Trois années seulement se sont écoulées depuis la guerre russo-géorgienne, cependant on a l’impression que c’était il y a très longtemps. Depuis, beaucoup d’événements se sont produits dans la politique mondiale, en mettant au second plan les problèmes géorgiens et à bien des égards dans l’espace postsoviétique en général. La crise financière mondiale, le changement de pouvoir et l’intensification de la lutte politique aux Etats-Unis, le déclin de l’Union européenne, la vague de cataclysmes au Moyen-Orient, la montée de la tension en Asie orientale, la campagne afghane au point mort – tout cela a rejeté à la périphérie la question de la confrontation entre la "jeune démocratie géorgienne" et  "l’Empire russe". Mais les problèmes qui ont conduit à la guerre des cinq jours n’ont pas disparu après sa cessation. Toutefois, Moscou ne semble pas avoir déployé une grande activité pour trouver une perspective plus favorable.

Le seul résultat incontestablement positif : la situation est stable et aucune menace de reprise du conflit ne se fait sentir. Par rapport à la tension constamment croissante au milieu des années 2000, le statu quo actuel, bien qu’il ne soit officiellement reconnu pratiquement par personne, garantit des règles de conduite stables. A titre privé les représentants de l’Union européenne, chargés du monitoring sur place, doivent également le reconnaître.

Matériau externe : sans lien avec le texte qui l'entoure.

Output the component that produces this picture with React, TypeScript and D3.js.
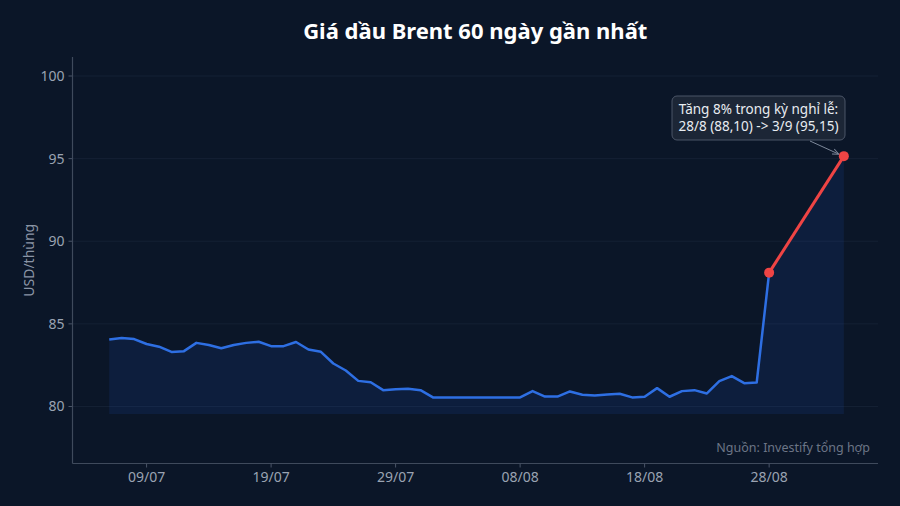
import React from "react";
import * as d3 from "d3";

const dates: string[] = [
  "06/07","07/07","08/07","09/07","10/07","11/07","12/07","13/07","14/07","15/07",
  "16/07","17/07","18/07","19/07","20/07","21/07","22/07","23/07","24/07","25/07",
  "26/07","27/07","28/07","29/07","30/07","31/07","01/08","02/08","03/08","04/08",
  "05/08","06/08","07/08","08/08","09/08","10/08","11/08","12/08","13/08","14/08",
  "15/08","16/08","17/08","18/08","19/08","20/08","21/08","22/08","23/08","24/08",
  "25/08","26/08","27/08","28/08",
];
const prices: number[] = [
  84.05, 84.15, 84.08, 83.78, 83.62, 83.3, 83.35, 83.85, 83.72, 83.52,
  83.72, 83.85, 83.92, 83.65, 83.65, 83.9, 83.45, 83.31, 82.6, 82.18,
  81.55, 81.47, 80.99, 81.05, 81.07, 80.99, 80.55, 80.55, 80.55, 80.55,
  80.55, 80.55, 80.55, 80.55, 80.93, 80.6, 80.6, 80.91, 80.71, 80.67,
  80.73, 80.77, 80.55, 80.59, 81.11, 80.59, 80.93, 80.99, 80.79, 81.53,
  81.84, 81.41, 81.45, 88.1,
];
const holidayDates: string[] = ["28/08", "03/09"];
const holidayPrices: number[] = [88.1, 95.15];
const yTicks: number[] = [80, 85, 90, 95, 100];
const xTickLabels: string[] = ["09/07", "19/07", "29/07", "08/08", "18/08", "28/08"];

const title = "Giá dầu Brent 60 ngày gần nhất";
const yLabel = "USD/thùng";
const source = "Nguồn: Investify tổng hợp";
const noteLines: string[] = ["Tăng 8% trong kỳ nghỉ lễ:", "28/8 (88,10) -> 3/9 (95,15)"];

const parse = (s: string) => {
  const [d, m] = s.split("/").map(Number);
  return new Date(2023, m - 1, d);
};

const W = 900;
const H = 506;
const left = 72.5;
const right = 878;
const top = 57;
const bottom = 463.5;
const FONT = "'Noto Sans', 'Open Sans', sans-serif";

export default function App() {
  const blue = dates.map((d, i) => ({ date: parse(d), v: prices[i] }));
  const red = holidayDates.map((d, i) => ({ date: parse(d), v: holidayPrices[i] }));
  const all = [...blue, red[1]];

  const first = all[0].date.getTime();
  const last = all[all.length - 1].date.getTime();
  const pad = (last - first) * 0.05;
  const x = d3
    .scaleTime()
    .domain([new Date(first - pad), new Date(last + pad * 0.93)])
    .range([left, right]);
  const vMin = d3.min(all, (d) => d.v) as number;
  const vMax = d3.max(all, (d) => d.v) as number;
  const y = d3.scaleLinear().domain([vMin - 4, vMax + 6]).range([bottom, top]);

  const line = d3.line<{ date: Date; v: number }>().x((d) => x(d.date)).y((d) => y(d.v));
  const area = d3
    .area<{ date: Date; v: number }>()
    .x((d) => x(d.date))
    .y0(y(vMin - 1))
    .y1((d) => y(d.v));

  const p1 = red[1];
  const px = x(p1.date);
  const py = y(p1.v);
  const boxX = 672;
  const boxY = 96;
  const boxW = 173;
  const boxH = 44;

  return (
    <svg
      width={W}
      height={H}
      style={{ position: "fixed", left: 0, top: 0, background: "#0b1628" }}
      fontFamily={FONT}
    >
      <defs>
        <marker id="arr" viewBox="0 0 10 10" refX="9" refY="5" markerWidth="7" markerHeight="7" orient="auto">
          <path d="M0,1 L9,5 L0,9" fill="none" stroke="#7d889a" strokeWidth="1.4" />
        </marker>
      </defs>
      <rect x={0} y={0} width={W} height={H} fill="#0b1628" />
      <text x={(left + right) / 2} y={39} textAnchor="middle" fill="#ffffff" fontSize={22} fontWeight={700}>
        {title}
      </text>

      {yTicks.map((t) => (
        <g key={t}>
          <line x1={left} x2={right} y1={y(t)} y2={y(t)} stroke="#152134" strokeWidth={1} />
          <line x1={left - 4} x2={left} y1={y(t)} y2={y(t)} stroke="#4a5568" />
          <text x={left - 8} y={y(t)} dy="0.35em" textAnchor="end" fill="#9aa3b2" fontSize={14}>
            {t}
          </text>
        </g>
      ))}

      <path d={area(all) || ""} fill="#2563eb" fillOpacity={0.11} />
      <path d={line(blue) || ""} fill="none" stroke="#2e6fe3" strokeWidth={2.5} strokeLinejoin="round" />
      <path d={line(red) || ""} fill="none" stroke="#ef4444" strokeWidth={3} />
      {red.map((d, i) => (
        <circle key={i} cx={x(d.date)} cy={y(d.v)} r={5} fill="#ef4444" />
      ))}

      <line x1={left} x2={left} y1={top} y2={bottom} stroke="#3f4a5c" strokeWidth={1.2} />
      <line x1={left} x2={right} y1={bottom} y2={bottom} stroke="#3f4a5c" strokeWidth={1.2} />
      {xTickLabels.map((s) => {
        const tx = x(parse(s));
        return (
          <g key={s}>
            <line x1={tx} x2={tx} y1={bottom} y2={bottom + 4} stroke="#4a5568" />
            <text x={tx} y={bottom + 18} textAnchor="middle" fill="#9aa3b2" fontSize={14}>
              {s}
            </text>
          </g>
        );
      })}

      <text
        transform={`translate(34,${(top + bottom) / 2}) rotate(-90)`}
        textAnchor="middle"
        fill="#8a94a5"
        fontSize={14}
      >
        {yLabel}
      </text>

      <text x={870} y={452} textAnchor="end" fill="#6b7586" fontSize={12.5}>
        {source}
      </text>

      <rect x={boxX} y={boxY} width={boxW} height={boxH} rx={5} fill="#1c2636" stroke="#4b5567" strokeWidth={1} />
      {noteLines.map((l, i) => (
        <text key={i} x={boxX + boxW / 2} y={boxY + 18 + i * 17} textAnchor="middle" fill="#e8ecf1" fontSize={13.5}>
          {l}
        </text>
      ))}
      <line x1={810} y1={boxY + boxH + 1} x2={px - 5} y2={py - 2} stroke="#7d889a" strokeWidth={1} markerEnd="url(#arr)" />
    </svg>
  );
}
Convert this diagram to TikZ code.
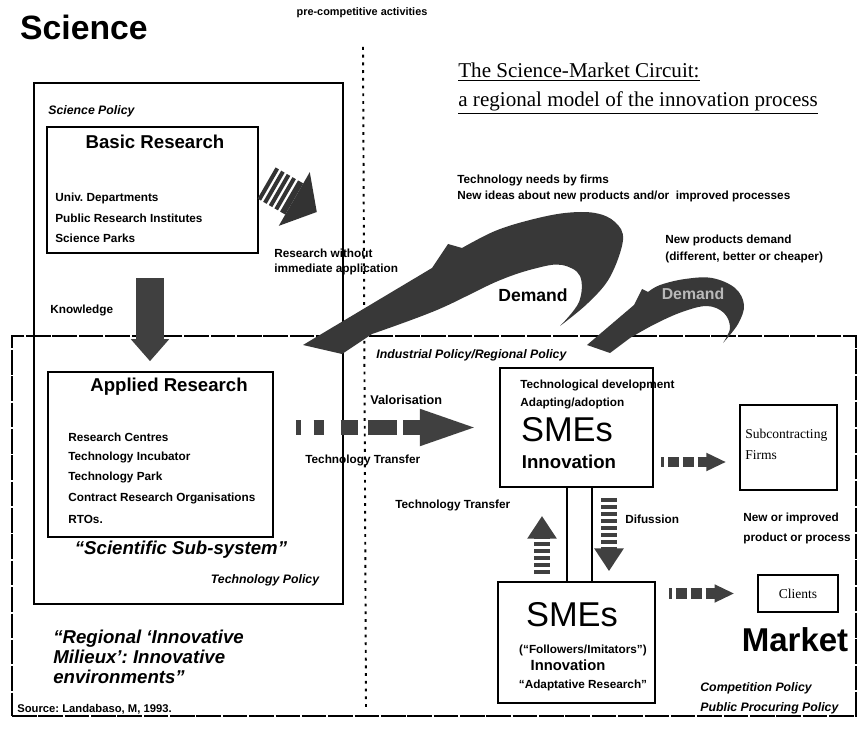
\documentclass[tikz,border=0pt]{standalone}
\usepackage{fontspec}
\setmainfont{Liberation Sans}
\newfontfamily\serifam{Liberation Serif}
\usetikzlibrary{arrows.meta,positioning,fit}

\begin{document}
\frenchspacing
\begin{tikzpicture}
  [
    x=0.02cm, y=-0.02cm,
    Box/.style={draw, line width=0.9pt, inner sep=0pt},
    Frame/.style={draw, line width=0.8pt, dash pattern=on 14pt off 1pt, inner sep=0pt},
    Dots/.style={line width=1.1pt, dash pattern=on 1.6pt off 2.8pt},
    Small/.style={font=\bfseries\fontsize{6.7}{8}\selectfont, anchor=west, inner sep=0pt},
    Policy/.style={font=\bfseries\itshape\fontsize{7}{8}\selectfont, anchor=west, inner sep=0pt},
    Head/.style={font=\bfseries\fontsize{10.6}{12}\selectfont, inner sep=0pt},
    Quote/.style={font=\bfseries\itshape\fontsize{10.6}{11.4}\selectfont, inner sep=0pt},
    BigText/.style={font=\fontsize{19.6}{22}\selectfont, inner sep=0pt},
    Serif/.style={font=\serifam\fontsize{7.7}{9}\selectfont, anchor=west, inner sep=0pt},
    Title/.style={font=\serifam\fontsize{12}{14}\selectfont, anchor=west, inner sep=0pt},
    Blob/.style={fill=black!78},
    ValArrow/.style={line width=9pt, black!75,
      dash pattern=on 2.8pt off 7.4pt on 5.7pt off 9.6pt on 10.2pt off 5.7pt on 16.4pt off 3.4pt on 60pt,
      -{Triangle[width=18pt, length=35pt]}},
    DashArrow/.style={line width=5.7pt, black!75,
      dash pattern=on 1.7pt off 2.3pt on 6.2pt off 2.3pt on 6.2pt off 2.3pt on 30pt,
      -{Triangle[width=9.6pt, length=11.3pt]}},
    StripeArrow/.style={line width=9.6pt, black!75, dash pattern=on 2.5pt off 1.5pt,
      -{Triangle[width=16pt, length=13pt]}},
    KnowArrow/.style={line width=16pt, black!75, -{Triangle[width=21pt, length=12.5pt]}}
  ]
  \useasboundingbox (0,0) rectangle (858,736);

  % Frames and boxes
  \node[Box, fit={(34,83) (343,604)}] (science) {};
  \node[Frame, fit={(12,336) (856,716)}] (regional) {};
  \node[Box, fit={(47,127) (258,253)}] (basic) {};
  \node[Box, fit={(48,372) (273,537)}] (applied) {};
  \node[Box, fit={(500,368) (653,487)}] (sme1) {};
  \node[Box, fit={(498,582) (655,703)}] (sme2) {};
  \node[Box, fit={(567,487) (592,582)}] (link) {};
  \node[Box, fit={(740,405) (837,490)}] (sub) {};
  \node[Box, fit={(758,575) (838,612)}] (clients) {};
  \coordinate (dtop) at (363,47);
  \coordinate (dbot) at (366,708);
  \draw[Dots] (dtop) -- (dbot);

  % Headings
  \node[font=\bfseries\fontsize{19.2}{22}\selectfont, inner sep=0pt] (sci) at (84,27) {Science};
  \node[font=\bfseries\fontsize{6.2}{7}\selectfont, inner sep=0pt] (precomp) at (362,13) {pre-competitive activities};
  \node[Title] (title1) at (458,72) {\underline{The Science-Market Circuit:}};
  \node[Title] (title2) at (458,103) {\underline{a regional model of the innovation process}};

  % Science side
  \node[Policy] (scipol) at (48,111) {Science Policy};
  \node[Head] (basict) at (155,142) {Basic Research};
  \node[Small] (univ) at (55,198) {Univ. Departments};
  \node[Small] (pri) at (55,218) {Public Research Institutes};
  \node[Small] (parks) at (55,238) {Science Parks};
  \node[Small] (rw1) at (274,253) {Research without};
  \node[Small] (rw2) at (274,269) {immediate application};
  \node[Small] (know) at (50,310) {Knowledge};
  \node[Head] (appliedt) at (169,387) {Applied Research};
  \node[Small] (rc) at (68,437) {Research Centres};
  \node[Small] (ti) at (68,457) {Technology Incubator};
  \node[Small] (tp) at (68,477) {Technology Park};
  \node[Small] (cro) at (68,498) {Contract Research Organisations};
  \node[Small] (rto) at (68,519) {RTOs.};
  \node[Quote] (subsys) at (181,550) {``Scientific Sub-system''};
  \node[Policy, anchor=center] (techpol) at (265,580) {Technology Policy};
  \node[Quote, anchor=west, align=left] (milieu) at (53,657)
    {``Regional `Innovative\\ Milieux': Innovative\\ environments''};
  \node[font=\bfseries\fontsize{6.4}{7}\selectfont, anchor=west, inner sep=0pt] (source) at (17,709)
    {Source: Landabaso, M, 1993.};

  % Market side
  \node[Small] (needs1) at (457,180) {Technology needs by firms};
  \node[Small] (needs2) at (457,196) {New ideas about new products and/or\ \ improved processes};
  \node[Small] (npd1) at (665,240) {New products demand};
  \node[Small] (npd2) at (665,257) {(different, better or cheaper)};
  \node[Policy] (indpol) at (376,355) {Industrial Policy/Regional Policy};
  \node[Small, font=\bfseries\fontsize{7.2}{8}\selectfont] (valor) at (370,400) {Valorisation};
  \node[Small] (tt1) at (305,460) {Technology Transfer};
  \node[Small] (tt2) at (395,505) {Technology Transfer};
  \node[Small] (techdev) at (520,385) {Technological development};
  \node[Small] (adapt) at (520,403) {Adapting/adoption};
  \node[BigText] (smes1) at (567,430) {SMEs};
  \node[Head] (innov1) at (569,462) {Innovation};
  \node[Small] (difu) at (625,519) {Difussion};
  \node[Serif] (subt1) at (745,435) {Subcontracting};
  \node[Serif] (subt2) at (745,455) {Firms};
  \node[Small] (newi1) at (743,518) {New or improved};
  \node[Small] (newi2) at (743,538) {product or process};
  \node[Serif, anchor=center] (clientst) at (798,594) {Clients};
  \node[BigText] (smes2) at (572,615) {SMEs};
  \node[Small, anchor=center] (follow) at (583,650) {(``Followers/Imitators'')};
  \node[Head, font=\bfseries\fontsize{8.4}{10}\selectfont] (innov2) at (568,665) {Innovation};
  \node[Small, anchor=center] (adres) at (583,685) {``Adaptative Research''};
  \node[font=\bfseries\fontsize{18.8}{22}\selectfont, inner sep=0pt] (market) at (795,640) {Market};
  \node[Policy] (comppol) at (700,688) {Competition Policy};
  \node[Policy] (procpol) at (700,708) {Public Procuring Policy};

  % Demand arrows
  \fill[Blob] (303,345) -- (342,354) -- (372,334)
    -- plot[smooth, tension=0.6] coordinates {(372,334) (437,310) (498,281) (537,268) (562,265) (580,276) (579,302) (560,326)}
    -- plot[smooth, tension=0.6] coordinates {(560,326) (588,303) (610,277) (623,240) (615,222) (595,213) (565,213) (530,220) (495,231) (462,248)}
    -- (448,244) -- (432,268) -- cycle;
  \fill[Blob] (587,345) -- (610,353) -- (630,338)
    -- plot[smooth, tension=0.6] coordinates {(630,338) (655,324) (682,312) (707,306) (724,313) (730,328) (723,343)}
    -- plot[smooth, tension=0.6] coordinates {(723,343) (738,324) (744,305) (735,288) (712,278) (685,279) (660,285) (648,292)}
    -- (642,289) -- (634,305) -- cycle;
  \node[font=\bfseries\fontsize{10}{12}\selectfont, inner sep=0pt] (demand) at (533,295) {Demand};
  \node[font=\bfseries\fontsize{9}{11}\selectfont, text=gray!55, inner sep=0pt] (demand2) at (693,294) {Demand};

  % Striped arrow
  \begin{scope}[shift={(296,200)}, rotate=-30]
    \fill[black!80] (-34,-18) rectangle (-30,18);
    \fill[black!80] (-27.5,-18) rectangle (-23.5,18);
    \fill[black!80] (-21,-18) rectangle (-17,18);
    \fill[black!80] (-14.5,-18) rectangle (-10.5,18);
    \fill[black!80] (-8,-18) rectangle (-2,18);
    \fill[black!80] (-2,-31) -- (24,0) -- (-2,31) -- cycle;
  \end{scope}

  % Connectors
  \draw[KnowArrow, shorten <=14pt, shorten >=5.7pt] (basic.south -| 150,0) -- (applied.north -| 150,0);
  \draw[ValArrow, shorten <=12.5pt, shorten >=10.2pt] (applied.east |- sme1.west) -- (sme1.west);
  \draw[DashArrow, shorten <=4pt, shorten >=7.4pt] (sme1.east |- 0,462) -- (sub.west |- 0,462);
  \draw[DashArrow, shorten <=7.4pt, shorten >=13pt] (sme2.east |- clients.west) -- (clients.west);
  \draw[StripeArrow, shorten <=4pt, shorten >=16pt] (sme2.north -| 542,0) -- (sme1.south -| 542,0);
  \draw[StripeArrow, shorten <=5.7pt, shorten >=5.7pt] (sme1.south -| 609,0) -- (sme2.north -| 609,0);
\end{tikzpicture}
\end{document}
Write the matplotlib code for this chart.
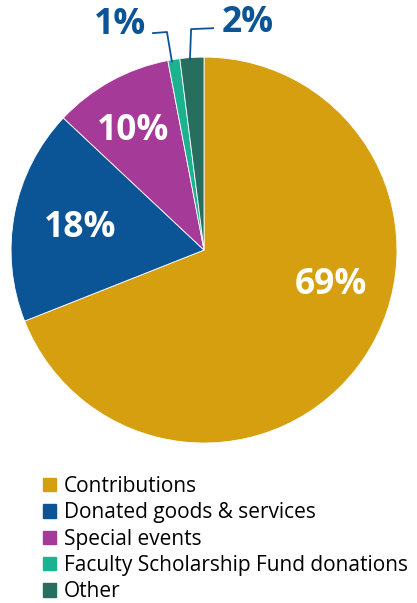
import matplotlib.pyplot as plt
import numpy as np

labels = ["Contributions", "Donated goods & services", "Special events",
          "Faculty Scholarship Fund donations", "Other"]
shares = [69, 18, 10, 1, 2]
colors = ["#D59F0F", "#0B5596", "#A53A98", "#1BB38F", "#286E5F"]

plt.rcParams['font.family'] = ['Open Sans', 'DejaVu Sans']

fig = plt.figure(figsize=(4.17, 6.03), dpi=100)
ax = fig.add_axes([0.0264, 0.2653, 0.9257, 0.640])

wedges, _ = ax.pie(shares, colors=colors, startangle=90, counterclock=False,
                   radius=1, wedgeprops=dict(edgecolor="white", linewidth=0.6))
ax.set_xlim(-1, 1)
ax.set_ylim(-1, 1)
ax.set_aspect("equal")

# big labels inside the large slices: (angle in degrees, distance from centre)
inside = {0: (-15.5, 0.68), 1: (170, 0.65), 2: (120.8, 0.72)}
for i, (a, dist) in inside.items():
    ang = np.deg2rad(a)
    ax.text(dist * np.cos(ang), dist * np.sin(ang), f"{shares[i]}%",
            ha="center", va="center", color="white", fontsize=25.5, fontweight="bold")

# small slices get labels outside with bent leader lines
outside = {
    3: dict(start=(-0.166, 0.974), elbow=(-0.192, 1.13), end=(-0.269, 1.124),
            text=(-0.30, 1.165), ha="right"),
    4: dict(start=(-0.073, 0.984), elbow=(-0.067, 1.145), end=(0.052, 1.150),
            text=(0.09, 1.175), ha="left"),
}
for i, o in outside.items():
    xs = [o["start"][0], o["elbow"][0], o["end"][0]]
    ys = [o["start"][1], o["elbow"][1], o["end"][1]]
    ax.plot(xs, ys, color="#0B5596", lw=1.3, clip_on=False, solid_capstyle="butt")
    ax.text(o["text"][0], o["text"][1], f"{shares[i]}%", ha=o["ha"], va="center",
            color="#0B5596", fontsize=25.5, fontweight="bold", clip_on=False)

handles = [plt.Rectangle((0, 0), 1, 1, color=c) for c in colors]
fig.legend(handles, labels, loc="upper left", bbox_to_anchor=(0.103, 0.211),
           frameon=False, fontsize=15, handlelength=0.62, handleheight=0.62,
           handletextpad=0.4, labelspacing=0.26, borderpad=0, borderaxespad=0)

fig.savefig("out.png", dpi=100)
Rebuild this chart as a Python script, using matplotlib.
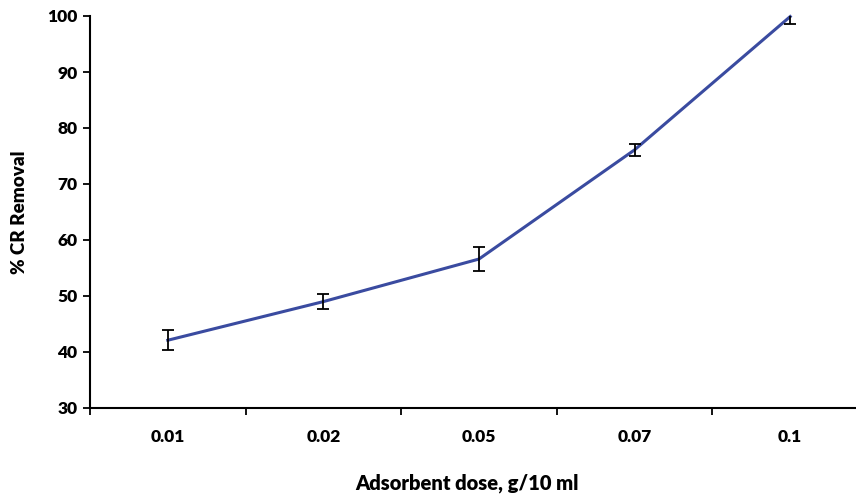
import numpy as np
import matplotlib.pyplot as plt
from matplotlib.ticker import FixedLocator

plt.rcParams['font.family'] = ['Lato', 'DejaVu Sans']
plt.rcParams['font.weight'] = 'bold'

# data
doses = ['0.01', '0.02', '0.05', '0.07', '0.1']
removal = [42.1, 49.0, 56.6, 76.1, 99.9]
err = [1.8, 1.4, 2.1, 1.1, 1.3]

fig = plt.figure(figsize=(8.56, 4.97), dpi=100)
W, H = 856, 497
ax = fig.add_axes([90 / W, 1 - 408 / H, (868 - 90) / W, (408 - 16) / H])

x = np.arange(len(doses))
ax.plot(x, removal, color='#3a4ba0', lw=2.2, zorder=3, clip_on=False)
ax.errorbar(x, removal, yerr=err, fmt='none', ecolor='black', elinewidth=1.3,
            capsize=4, capthick=1.3, zorder=4)

ax.set_xlim(-0.5, len(doses) - 0.5)
ax.set_ylim(30, 100)
ax.set_yticks(range(30, 101, 10))
ax.set_xticks(x)
ax.set_xticklabels(doses)
ax.xaxis.set_minor_locator(FixedLocator(np.arange(-0.5, len(doses), 1)))
ax.tick_params(axis='x', which='major', length=0, pad=15, labelsize=12.5)
ax.tick_params(axis='x', which='minor', length=5, width=1.3, direction='out')
ax.tick_params(axis='y', length=5, width=1.3, direction='out', labelsize=12.5, pad=4)
for lab in ax.get_xticklabels() + ax.get_yticklabels():
    lab.set_fontweight('heavy')

for s in ['top', 'right']:
    ax.spines[s].set_visible(False)
for s in ['left', 'bottom']:
    ax.spines[s].set_linewidth(1.5)

ax.set_ylabel('% CR Removal', fontsize=13.5, fontweight='heavy', labelpad=14)
ax.set_xlabel('Adsorbent dose, g/10 ml', fontsize=14.5, fontweight='heavy')
ax.xaxis.set_label_coords(0.485, -0.168)

fig.savefig('out.png', dpi=100)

Puis les difficultés commencent. Avant tout, Moscou a sous-estimé la solidité des positions de Mikhaïl Saakachvili. Immédiatement après la guerre, on avait l’impression que les événements allaient évoluer selon le scénario traditionnel pour la Géorgie : le chaos politique et le renversement du troisième président du pays. Cependant, rien de tel ne s’est produit. En se remettant du choc, le dirigeant géorgien a réussi à convertir les fruits de son propre aventurisme en dividendes.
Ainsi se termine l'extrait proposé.